Parution : Les Voies du fantastique québécois, Québec, CRELIQ, Nuit blanche éditeur, coll. Séminaire n˚ 3, 1990, p. 179-201.
Le grotesque est un art dont l’origine remonte au XVIe siècle. Il repose sur un discours narratif spécifique visant à exprimer le tragique d’une situation comique. Danielle Pittet s’inspire des travaux de Marie Francœur et de Wolfgang Kayser pour analyser les procédés grotesques à l’œuvre dans « Le Sac » d’Yves Thériault. Elle commence par dégager certains marqueurs syntaxiques qui contribuent à produire une esthétique du grotesque : absence de repères historico-géographiques, patronymes burlesques des personnages, utilisation fréquente d’archaïsmes ou d’expressions populaires.
Son étude de l’acte d’énonciation l’amène ensuite à identifier des structures linguistiques et narratives propres à susciter le grotesque. L’essayiste relève 130 formes verbales dans le conte de Thériault qui appartiennent, soit au monde commenté (les verbes au présent, au passé composé et au futur), soit au monde raconté. L’attitude du récepteur (le lecteur) sera tendue dans le premier cas, et détendue dans le second. Or, « Le Sac » montre une nette prédominance des verbes du monde commenté, ce qui contrevient au langage du conte qui appartient au genre narratif. L’auteure y voit là une caractéristique du conte grotesque « où le narrateur raconte comme s’il commentait ». En outre, la focalisation interne fixe envahit le conte grotesque puisque le point de vue du narrateur-personnage (le « je », narrateur autodiégétique) monopolise la narration. Ainsi se trouve évitée toute tentative d’interprétation de la part du narrateur, sans quoi le grotesque risquerait fort de s’évanouir.
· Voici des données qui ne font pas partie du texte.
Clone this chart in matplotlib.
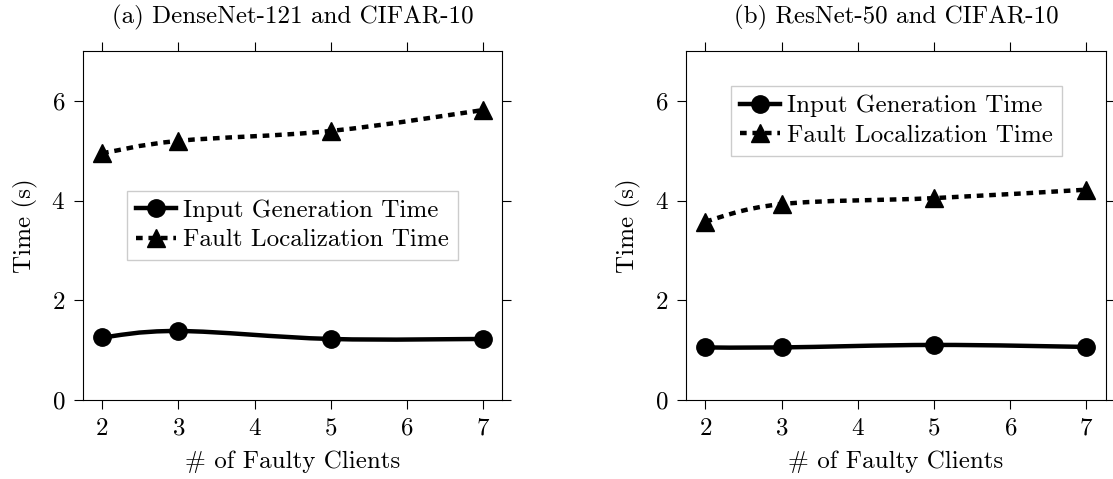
import matplotlib as mpl
mpl.use('Agg')
import matplotlib.pyplot as plt
from matplotlib.path import Path
from matplotlib.patches import PathPatch
from matplotlib.lines import Line2D

plt.rcParams['font.family'] = ['cmr10', 'DejaVu Serif']
plt.rcParams['mathtext.fontset'] = 'cm'
plt.rcParams['axes.formatter.use_mathtext'] = True
plt.rcParams['font.size'] = 18

# data
clients = [2, 3, 5, 7]
titles = ['(a) DenseNet-121 and CIFAR-10', '(b) ResNet-50 and CIFAR-10']
input_time = [[1.25, 1.38, 1.22, 1.22],
              [1.05, 1.05, 1.10, 1.06]]
fault_time = [[4.95, 5.20, 5.40, 5.82],
              [3.58, 3.93, 4.05, 4.22]]
legend_labels = ['Input Generation Time', 'Fault Localization Time']
legend_anchor = [(0.105, 0.600), (0.107, 0.900)]

DOT = (0, (1.5, 1.3))


def smooth_path(xs, ys, k=0.55):
    # tikz-like smooth curve through the points (cubic bezier segments)
    pts = list(zip(xs, ys))
    n = len(pts)
    verts = [pts[0]]
    codes = [Path.MOVETO]
    for i in range(n - 1):
        p0 = pts[i - 1] if i > 0 else pts[i]
        p1 = pts[i]
        p2 = pts[i + 1]
        p3 = pts[i + 2] if i + 2 < n else pts[i + 1]
        c1 = (p1[0] + (p2[0] - p0[0]) * k / 3, p1[1] + (p2[1] - p0[1]) * k / 3)
        c2 = (p2[0] - (p3[0] - p1[0]) * k / 3, p2[1] - (p3[1] - p1[1]) * k / 3)
        verts += [c1, c2, p2]
        codes += [Path.CURVE4] * 3
    return Path(verts, codes)


fig = plt.figure(figsize=(11.13, 4.79), dpi=100)
lefts = [0.0746, 0.6166]

for i in range(2):
    ax = fig.add_axes([lefts[i], 0.1656, 0.3767, 0.7273])
    ax.add_patch(PathPatch(smooth_path(clients, input_time[i]), fill=False,
                           lw=3.2, ec='black', capstyle='butt', zorder=3))
    ax.add_patch(PathPatch(smooth_path(clients, fault_time[i]), fill=False,
                           lw=3.2, ec='black', ls=DOT, capstyle='butt', zorder=3))
    ax.plot(clients, input_time[i], 'o', color='black', ms=12.5, zorder=4)
    ax.plot(clients, fault_time[i], '^', color='black', ms=13.5, zorder=4)

    ax.set_xlim(1.75, 7.25)
    ax.set_ylim(0, 7)
    ax.set_xticks([2, 3, 4, 5, 6, 7])
    ax.set_yticks([0, 2, 4, 6])
    ax.tick_params(direction='out', length=6.3, width=0.8, pad=6.5,
                   top=True, right=True, labeltop=False, labelright=False)
    for s in ax.spines.values():
        s.set_linewidth(0.8)
    ax.set_xlabel('# of Faulty Clients', labelpad=8)
    ax.set_ylabel('Time (s)', labelpad=10)
    ax.set_title(titles[i], pad=20, fontsize=18)

    handles = [Line2D([], [], color='black', lw=3.2, marker='o', ms=12.5),
               Line2D([], [], color='black', lw=3.2, ls=DOT, marker='^', ms=13.5)]
    ax.legend(handles, legend_labels, loc='upper left',
              bbox_to_anchor=legend_anchor[i], borderaxespad=0,
              fancybox=False, edgecolor='#cccccc', framealpha=1,
              handlelength=1.6, handletextpad=0.3, labelspacing=0.28,
              borderpad=0.35, numpoints=1)

fig.savefig('out.png', dpi=100)
plt.close()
Élargissant son propos à l’ensemble du recueil, ou du moins au micro-cycle qui correspond à la première partie, Danielle Pittet met à jour une isotopie, celle du désir fatal, par laquelle s’élabore un grotesque sous-jacent. Cette pulsion incontrôlable débouche sur la notion de manipulation dont est victime le personnage du Troublé. L’essayiste conclut que la présence d’un locuteur occulte, que Kayser appelle l’objectivation du « il », constitue le « trait distinctif le plus pertinent, celui qui impose indéniablement la vision grotesque ».
Source : Janelle, Claude, L'ASFFQ 1991, Logiques/Le Passeur, p. 204-205.